Отказавшись от исторической точности, автор сербской Александрии не пожалел зато красок для усиления занимательности романа. О похождениях Александра в диковинных землях повествуют здесь не только его письма: эти похождения становятся в сербской Александрии важнейшей темой рассказа, не менее важной, чем военная тема; приключениям Александра посвящена, в сущности, вся вторая часть романа (после гибели Дария). Важное место занимает и любовная тема. Сделав Александра жертвой «женской злобы»,[208]
автор Александрии не раз, однако, упоминает в романе и добрых женщин: верную подругу Ахилла Поликсену, «вселюбимую и всесладкую» мать Александра Олимпиаду, «марсидонскую царицу» Клеопилу Кандакию и в особенности — «паче всех жен краснейшую», украшенную «не токмо лепотою, но и душевными добродетелми» Роксану. Любовь Александра и Роксаны — совершенно оригинальная тема сербской Александрии, не известная ни Александрии Псевдокаллисфена, ни популярной на средневековом Западе «Истории о битвах Александра» Леона Неаполитанского. Желая как-то расцветить образ Роксаны, средневековые мейстерзингеры придавали ей совсем иные, отрицательные черты — в одной немецкой поэме ей приписывалась, например, попытка утопить Александра;[209] сделать ее героиней-возлюбленной решился только автор сербской Александрии. В письме к матери Александр восхваляет «безмерную красоту лица» Роксаны и объясняет, что именно эта «женская любовь», «устрелившая» его сердце, побудила его впервые подумать о своих «домашних»; умирая, Александр трогательно прощается со «светом своих очей» Роксаной: «Остани же ся с богом, милая моя любви». Но Роксана не согласна жить без Александра. Разорвав царскую багряницу, она рыдает над мертвым мужем: «Александре, всего мира царю, макидонское солнце, луче ми есть зде с тобою умрети, а от тебе разлучитись не могу», и, взяв меч Александра, закалывается у его гроба.Сложность построения сербской Александрии, яркость отдельных сцен, глубокая разработка ряда тем (мы еще вернемся к этим темам в дальнейшем изложении), — все это делает ее несомненно одним из выдающихся памятников средневековой беллетристики. По словам А. Н. Веселовского, сербская Александрия «смело может стать наряду с прославленными Александриями Запада».[210]

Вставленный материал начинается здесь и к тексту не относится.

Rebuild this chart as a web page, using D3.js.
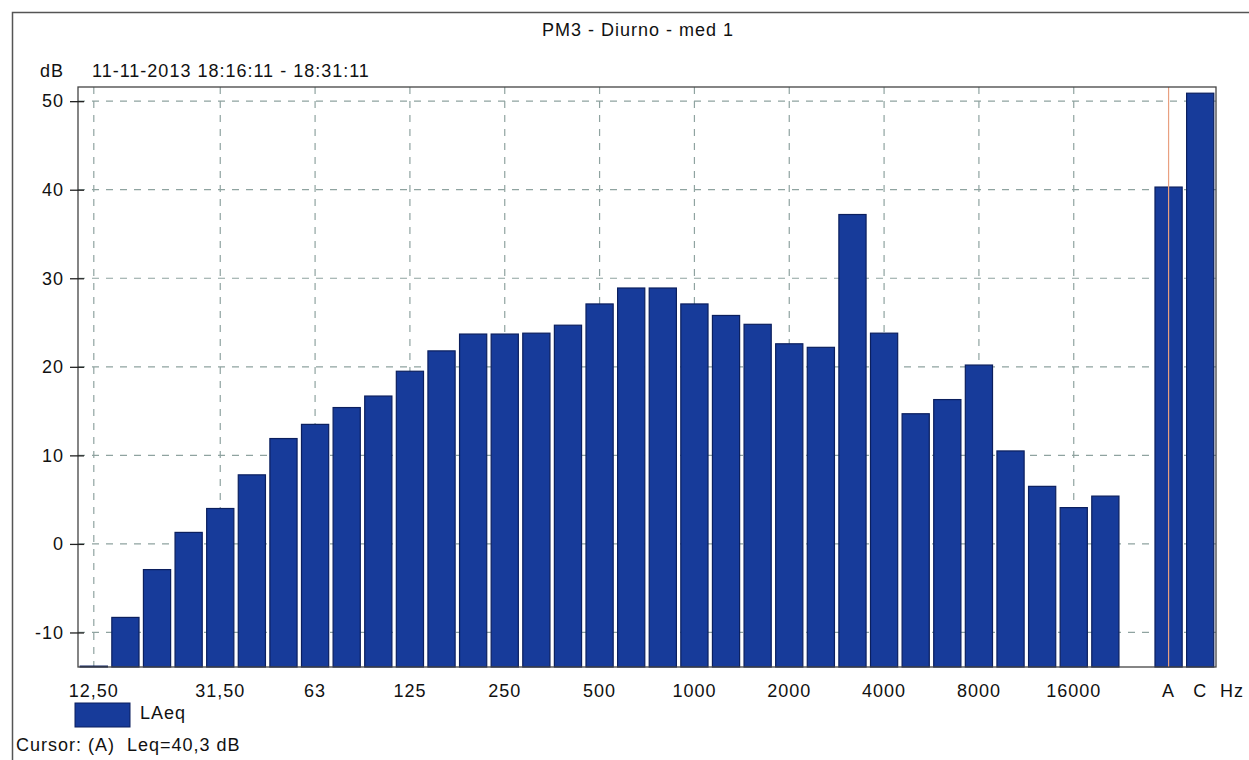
<!DOCTYPE html>
<html>
<head>
<meta charset="utf-8">
<script src="https://cdn.jsdelivr.net/npm/d3@7"></script>
<style>
  body { margin: 0; background: #fff; }
  svg text { font-family: "Liberation Sans", Arial, sans-serif; fill: #111; letter-spacing: 1px; white-space: pre; }
</style>
</head>
<body>
<div id="chart"></div>
<script>
// bandes 1/3 d'octave (Hz) et valeurs LAeq (dB)
const bandes = ["12,50", "16", "20", "25", "31,50", "40", "50", "63", "80", "100", "125", "160",
  "200", "250", "315", "400", "500", "630", "800", "1000", "1250", "1600", "2000", "2500",
  "3150", "4000", "5000", "6300", "8000", "10000", "12500", "16000", "20000"];
const laeq = [-13.8, -8.3, -2.9, 1.3, 4.0, 7.8, 11.9, 13.5, 15.4, 16.7, 19.5, 21.8,
  23.7, 23.7, 23.8, 24.7, 27.1, 28.9, 28.9, 27.1, 25.8, 24.8, 22.6, 22.2,
  37.2, 23.8, 14.7, 16.3, 20.2, 10.5, 6.5, 4.1, 5.4];
// totaux ponderes
const totaux = ["A", "C"];
const valeursTotaux = [40.3, 50.9];
// etiquettes de l'axe X
const etiquettesX = ["12,50", "31,50", "63", "125", "250", "500", "1000", "2000", "4000", "8000", "16000", "A", "C"];
const ticksY = [-10, 0, 10, 20, 30, 40, 50];

const W = 1249, H = 760;
const plot = { left: 78, right: 1216, top: 87, bottom: 667 };
const taille = 18;

const svg = d3.select("#chart").append("svg")
    .attr("width", W)
    .attr("height", H);

// cadre exterieur
svg.append("path")
    .attr("d", "M12.5 760 V12.5 H1249")
    .attr("fill", "none")
    .attr("stroke", "#555")
    .attr("stroke-width", 1.5);

svg.append("text")
    .attr("x", 638).attr("y", 36)
    .attr("text-anchor", "middle")
    .attr("font-size", taille)
    .text("PM3 - Diurno - med 1");

svg.append("text").attr("x", 40).attr("y", 77).attr("font-size", taille).text("dB");
svg.append("text").attr("x", 92).attr("y", 77).attr("font-size", taille).text("11-11-2013 18:16:11 - 18:31:11");

// echelles
const domaineX = bandes.concat([" "], totaux);
const x = d3.scaleBand()
    .domain(domaineX)
    .range([plot.left, plot.right])
    .paddingInner(0.14)
    .paddingOuter(0.07);

const y = d3.scaleLinear()
    .domain([-13.9, 51.6])
    .range([plot.bottom, plot.top]);

const centre = d => x(d) + x.bandwidth() / 2;

// grille
const grille = svg.append("g")
    .attr("stroke", "#8fa3a0")
    .attr("stroke-width", 1.2)
    .attr("stroke-dasharray", "7,7");

grille.selectAll("line.h")
    .data(ticksY)
    .enter()
    .append("line")
    .attr("x1", plot.left).attr("x2", plot.right)
    .attr("y1", d => y(d)).attr("y2", d => y(d));

grille.selectAll("line.v")
    .data(etiquettesX.filter(d => bandes.includes(d)))
    .enter()
    .append("line")
    .attr("x1", d => centre(d)).attr("x2", d => centre(d))
    .attr("y1", plot.top).attr("y2", plot.bottom);

// barres
const couleur = "#173b9a";
svg.append("g").selectAll("rect")
    .data(bandes.map((b, i) => ({ b: b, v: laeq[i] })).concat(totaux.map((b, i) => ({ b: b, v: valeursTotaux[i] }))))
    .enter()
    .append("rect")
    .attr("x", d => x(d.b))
    .attr("width", x.bandwidth())
    .attr("y", d => y(d.v))
    .attr("height", d => y.range()[0] - y(d.v))
    .attr("fill", couleur)
    .attr("stroke", "#0b1f5e")
    .attr("stroke-width", 1.2);

// curseur sur A
svg.append("line")
    .attr("x1", centre("A")).attr("x2", centre("A"))
    .attr("y1", plot.top).attr("y2", plot.bottom)
    .attr("stroke", "#e8a080")
    .attr("stroke-width", 1.2);

// cadre du graphique
svg.append("rect")
    .attr("x", plot.left).attr("y", plot.top)
    .attr("width", plot.right - plot.left)
    .attr("height", plot.bottom - plot.top)
    .attr("fill", "none")
    .attr("stroke", "#444")
    .attr("stroke-width", 1.3);

// axe Y
const axeY = d3.axisLeft(y).tickValues(ticksY).tickSize(8).tickPadding(6).tickFormat(d => String(d));
const gY = svg.append("g")
    .attr("transform", "translate(" + (plot.left + 6) + ",0)")
    .call(axeY);
gY.select(".domain").remove();
gY.selectAll("line").attr("stroke", "#222").attr("stroke-width", 1.3).attr("x2", -14);
gY.selectAll("text").attr("font-size", taille).attr("x", -20)
    .style("font-family", "Liberation Sans, Arial, sans-serif");

// axe X
const axeX = d3.axisBottom(x).tickValues(etiquettesX).tickSize(0).tickPadding(17);
const gX = svg.append("g")
    .attr("transform", "translate(0," + plot.bottom + ")")
    .call(axeX);
gX.select(".domain").remove();
gX.selectAll("text").attr("font-size", taille)
    .style("font-family", "Liberation Sans, Arial, sans-serif");

svg.append("text").attr("x", 1232).attr("y", 697).attr("text-anchor", "middle").attr("font-size", taille).text("Hz");

// legende
svg.append("rect")
    .attr("x", 75).attr("y", 703)
    .attr("width", 55).attr("height", 24)
    .attr("fill", couleur)
    .attr("stroke", "#0b1f5e");
svg.append("text").attr("x", 140).attr("y", 719).attr("font-size", taille).text("LAeq");
svg.append("text").attr("x", 16).attr("y", 751).attr("font-size", taille).text("Cursor: (A)  Leq=40,3 dB");
</script>
</body>
</html>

Как и где возник этот памятник и при каких обстоятельствах он проник в Россию? Происхождение памятника, обычно именуемого в нашей научной литературе сербской Александрией, далеко не ясно. Древнейшие доступные нам южнославянские списки этого произведения, как и русский список Ефросина, относятся к XV в. (в литературе имеются сведения о южнославянских списках XIV в., но они, по-видимому, не сохранились).[211]
Древнейший греческий список памятника, сохранившийся в Вене и опубликованный А. Н. Веселовским, уступает славянским спискам по древности (он относится к XV—XVI в.) и не может считаться их оригиналом — он имеет существенные пробелы в тексте (выпущены все приключения Александра до и после его победы над Пором).[212] Сохранились и более полные греческие списки, но они еще моложе по времени (XVII в.),[213] и текст их также не может считаться протографом славянского текста. Язык славянских и греческих списков не облегчает решения вопроса о происхождении памятника: в славянских текстах встречаются явные грецизмы, а в греческих — славянизмы (слова «закон», «воевода», вошедшие уже, впрочем, в греческий язык в XVI—XVII вв.); кроме того, собственные имена и в тех и в других текстах имеют типично латинские окончания («Ламедауш», «Вринуш» и т. д.). Могут быть поэтому предложены разные объяснения истории памятника. Возможно (к этой мысли склоняется большинство исследователей), что первоначальный текст этого романа из жизни греческого царя был все-таки греческим, но уже в XIV в. памятник был переведен на славянский язык. Местом этого перевода могла быть, вероятно, Далмация, где возникли (или были переведены) и другие беллетристические памятники мнимоисторического характера («Троянские притчи», «Сказание об Индийском царстве» и др.), или Сербия, поддерживавшая при королеве Елене (конец XIII—начало XIV в.) культурные связи с Византией.[214] Может быть, однако, роман сложился у южных славян, а на греческий язык переведен в XV— XVI в.[215] Так или иначе, роман этот отражает уже позднесредневековую традицию: в нем ощущаются не только греческие, но и западные рыцарские мотивы (с этим связана, очевидно, и латинская форма имен). Возник он, видимо, не раньше четвертого крестового похода и образования на греческих землях Латинской империи (XIII в.), усвоившей как византийские, так и западные традиции (в нем упоминаются куманы-половцы, проникшие на Балканский полуостров в XIII в. и, возможно, отражается уже турецкая угроза XIV в.).[216] Впоследствии этот роман стал излюбленным предметом народного чтения у греков, южных славян и румын («народные книги» XVIII—XIX вв.).